Bi Yirong

Personal information
- Full name: Bi Yirong
- Nickname: Rose
- National team: China
- Born: Hangzhou, China

Chinese name
- Traditional Chinese: 畢易榕
- Simplified Chinese: 毕易榕
- Hanyu Pinyin: Bì Yìróng

Sport
- Sport: Swimming
- Strokes: Freestyle
- College team: University of Michigan

Medal record
Women's swimming
Representing China
Asian Games
| Gold medal – first place | 2014 Incheon | 800m freestyle |
| Silver medal – second place | 2014 Incheon | 400m freestyle |

= Bi Yirong =

Chinese swimmer (born 1996)

Bi Yirong (born 1996) is a Chinese competitive swimmer who won the gold medal in the 800 meter freestyle at the 2014 Asian Games. She also won a silver medal in 400 meter freestyle there. She specializes in freestyle. In 2016, she joined the University of Michigan swim team.
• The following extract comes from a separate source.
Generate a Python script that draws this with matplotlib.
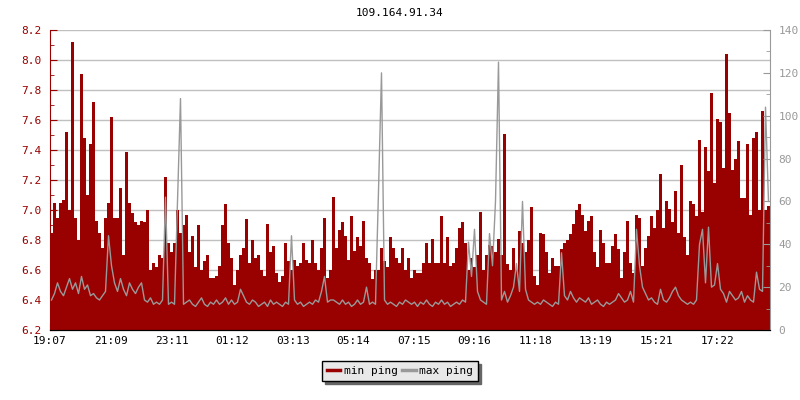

She has produced a total of two international medals, one gold and one silver, both in the 2014 Asian Games.

==Personal life==
Bi was born in Hangzhou in 1996. Her given name Yirong expresses her father's wish that she would have an easy life; it is literally the Chinese word for "easy" (容易 (Róngyì)) with the syllables reversed and a "tree" radical added to the character for "róng", making it into a homophonous morpheme meaning "banyan".

==Swimming career==

===2013 Chinese National Championships===
At the 2013 Chinese National Championships, Bi won a gold medal in the 800 meter freestyle. With a time of 8:36.01, she finished almost three seconds ahead of 2nd-place finisher Liu Yiru and five seconds ahead of 3rd-place finisher Yan Siyu. She also won a gold medal in the 400 meter freestyle, a day before she won the 800 meter. She finished with a time of 4:09.41, finishing four seconds ahead of 2nd and 3rd-place finisher Zhang Yufei and Yan Siyu.

===2014 Asian Games===
At the 2014 Asian Games, Bi won a gold medal in the 800 meter freestyle. She finished with a time of 8:27.54, finishing ahead of Chinese teammate Xu Danlu and Japanese swimmer Asami Chida. She also won a silver medal in the 400 meter freestyle with a time of 4:08.23, one second behind 1st-place finisher Zhang Yuhan.

===University of Michigan===
In January 2016, Bi joined the University of Michigan swim team.

====College honors====
Source:

Two-time NCAA All-American (2016: 500-yard Freestyle, 1,650-yard Freestyle)

• Big Ten champion (2016: 800-yard Freestyle Relay)

• All-Big Ten (2016: First Team)

• CSCAA Scholar All-American (2016)

Sophomore (2016–17)

• Big Ten Swimmer of the Week (Oct. 12)

• USA College Challenge (Nov. 12-13): Finished 3rd in the 500-yard Freestyle (4:39.16) and the 1000-yard Freestyle (9:28.38), and 5th in the 400-yard IM (4:10.43).

Freshman (2015–16)

• Two-time NCAA All-American (2016: 500-yard Freestyle, 1,650-yard Freestyle)

• Big Ten champion (800-yard Freestyle Relay)

• All-Big Ten (First Team)

• CSCAA Scholar All-American

• NCAA Championships (March 16–19): Finished 3rd in 1,650-yard Freestyle (15:45.26), 5th in 500-yard Freestyle (4:35.76) and 23rd in 400-yard IM (4:10.34).

• Big Ten Championships (Feb. 17-20): Finished 2nd in both the 500-yard Freestyle (4:35.69) and 1,650-yard Freestyle (15:50.56), and 3rd in the 400-yard IM (4:08.56).